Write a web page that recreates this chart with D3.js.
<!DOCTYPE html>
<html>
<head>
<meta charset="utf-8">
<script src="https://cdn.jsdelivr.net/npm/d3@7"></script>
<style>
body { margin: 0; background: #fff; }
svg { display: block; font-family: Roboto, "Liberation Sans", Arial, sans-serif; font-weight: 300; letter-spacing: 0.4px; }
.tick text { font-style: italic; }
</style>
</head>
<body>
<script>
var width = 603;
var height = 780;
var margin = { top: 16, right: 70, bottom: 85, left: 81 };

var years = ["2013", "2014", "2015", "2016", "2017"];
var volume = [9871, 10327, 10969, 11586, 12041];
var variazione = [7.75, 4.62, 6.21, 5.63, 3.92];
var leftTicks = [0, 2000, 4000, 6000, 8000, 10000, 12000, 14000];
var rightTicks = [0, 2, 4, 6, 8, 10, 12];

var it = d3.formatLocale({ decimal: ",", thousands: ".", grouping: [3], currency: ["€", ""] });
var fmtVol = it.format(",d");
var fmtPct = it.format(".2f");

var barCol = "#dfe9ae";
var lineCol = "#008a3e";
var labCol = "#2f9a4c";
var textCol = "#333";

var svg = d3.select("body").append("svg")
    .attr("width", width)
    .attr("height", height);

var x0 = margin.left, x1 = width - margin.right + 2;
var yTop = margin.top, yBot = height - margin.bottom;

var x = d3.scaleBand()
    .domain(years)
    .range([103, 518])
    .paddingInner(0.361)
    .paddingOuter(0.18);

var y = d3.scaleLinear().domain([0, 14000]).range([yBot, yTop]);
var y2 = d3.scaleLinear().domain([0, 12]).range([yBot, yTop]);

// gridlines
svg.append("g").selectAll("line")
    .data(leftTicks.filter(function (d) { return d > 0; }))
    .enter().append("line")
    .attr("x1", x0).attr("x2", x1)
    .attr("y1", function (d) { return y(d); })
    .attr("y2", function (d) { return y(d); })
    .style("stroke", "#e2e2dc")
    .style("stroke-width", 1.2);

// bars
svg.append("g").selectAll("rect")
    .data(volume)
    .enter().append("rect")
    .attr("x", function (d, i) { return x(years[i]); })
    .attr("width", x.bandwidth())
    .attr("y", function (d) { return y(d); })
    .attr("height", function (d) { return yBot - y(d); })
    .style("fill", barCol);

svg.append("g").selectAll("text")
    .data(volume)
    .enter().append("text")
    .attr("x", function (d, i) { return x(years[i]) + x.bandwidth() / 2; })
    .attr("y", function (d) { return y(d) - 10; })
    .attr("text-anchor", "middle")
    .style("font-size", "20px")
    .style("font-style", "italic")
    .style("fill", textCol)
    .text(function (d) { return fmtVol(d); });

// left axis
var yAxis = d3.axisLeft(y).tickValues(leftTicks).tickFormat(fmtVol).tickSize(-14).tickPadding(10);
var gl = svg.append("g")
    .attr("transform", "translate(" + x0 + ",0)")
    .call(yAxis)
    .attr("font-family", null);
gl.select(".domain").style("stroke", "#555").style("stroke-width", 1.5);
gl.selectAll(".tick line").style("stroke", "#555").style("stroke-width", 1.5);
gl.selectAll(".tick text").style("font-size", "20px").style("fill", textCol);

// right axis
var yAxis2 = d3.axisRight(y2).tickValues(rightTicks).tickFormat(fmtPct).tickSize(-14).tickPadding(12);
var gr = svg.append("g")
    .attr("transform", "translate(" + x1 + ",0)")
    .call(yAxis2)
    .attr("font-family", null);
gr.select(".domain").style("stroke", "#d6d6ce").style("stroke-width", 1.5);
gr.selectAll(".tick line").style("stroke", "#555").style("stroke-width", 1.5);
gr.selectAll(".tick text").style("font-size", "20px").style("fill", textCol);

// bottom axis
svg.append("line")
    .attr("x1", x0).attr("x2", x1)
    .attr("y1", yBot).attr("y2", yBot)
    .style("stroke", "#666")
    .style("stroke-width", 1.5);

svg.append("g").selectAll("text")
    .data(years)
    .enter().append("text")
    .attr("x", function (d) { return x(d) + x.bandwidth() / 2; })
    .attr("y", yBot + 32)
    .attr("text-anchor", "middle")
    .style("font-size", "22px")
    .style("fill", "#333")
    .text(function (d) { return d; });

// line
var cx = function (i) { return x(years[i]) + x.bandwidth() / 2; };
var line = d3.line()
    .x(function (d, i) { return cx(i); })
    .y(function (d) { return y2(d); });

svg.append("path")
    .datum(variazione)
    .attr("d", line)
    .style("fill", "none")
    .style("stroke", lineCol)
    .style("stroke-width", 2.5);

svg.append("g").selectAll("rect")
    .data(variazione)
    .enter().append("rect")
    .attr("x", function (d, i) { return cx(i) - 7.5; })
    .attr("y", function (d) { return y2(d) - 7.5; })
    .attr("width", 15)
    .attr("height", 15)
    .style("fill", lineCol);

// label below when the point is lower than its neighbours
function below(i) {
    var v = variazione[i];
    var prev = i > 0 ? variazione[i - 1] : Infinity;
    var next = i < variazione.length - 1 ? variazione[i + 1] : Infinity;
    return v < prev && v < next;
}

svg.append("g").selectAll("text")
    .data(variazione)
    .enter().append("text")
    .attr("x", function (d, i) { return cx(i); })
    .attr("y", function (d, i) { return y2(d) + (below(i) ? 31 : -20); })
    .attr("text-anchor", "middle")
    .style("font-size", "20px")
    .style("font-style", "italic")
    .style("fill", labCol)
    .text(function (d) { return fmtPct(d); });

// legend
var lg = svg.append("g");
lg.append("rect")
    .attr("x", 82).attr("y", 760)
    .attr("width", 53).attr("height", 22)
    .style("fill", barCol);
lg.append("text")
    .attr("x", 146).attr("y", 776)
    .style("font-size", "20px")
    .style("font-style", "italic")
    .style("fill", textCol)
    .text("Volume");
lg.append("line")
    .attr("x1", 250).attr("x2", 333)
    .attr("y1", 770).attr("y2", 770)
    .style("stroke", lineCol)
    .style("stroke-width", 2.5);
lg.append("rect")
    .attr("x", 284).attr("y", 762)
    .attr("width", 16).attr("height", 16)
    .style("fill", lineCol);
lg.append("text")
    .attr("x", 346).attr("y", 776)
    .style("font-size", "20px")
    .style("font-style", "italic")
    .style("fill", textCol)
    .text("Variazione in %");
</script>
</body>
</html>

★ ★ ★ ★ ★ ★ ★

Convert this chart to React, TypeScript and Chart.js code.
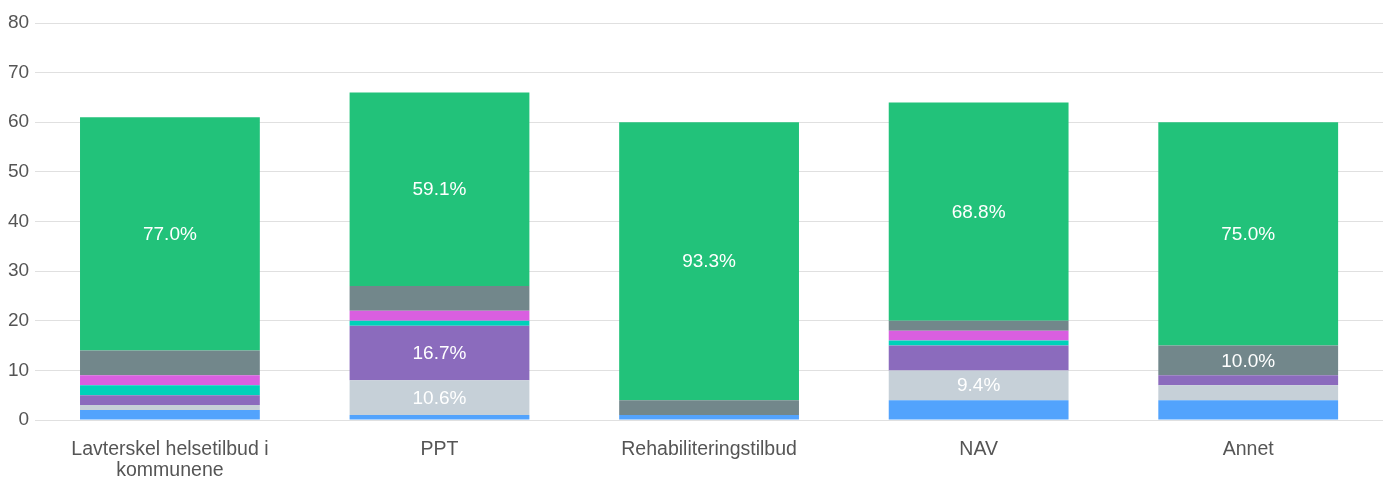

★ ★ ★ ★ ★ ★ ★

• **Instructions for the task**: Copy every line that contains the string "this".

• **Written reply**:
Write a web page that recreates this chart with D3.js.
Convert this chart to React, TypeScript and Chart.js code.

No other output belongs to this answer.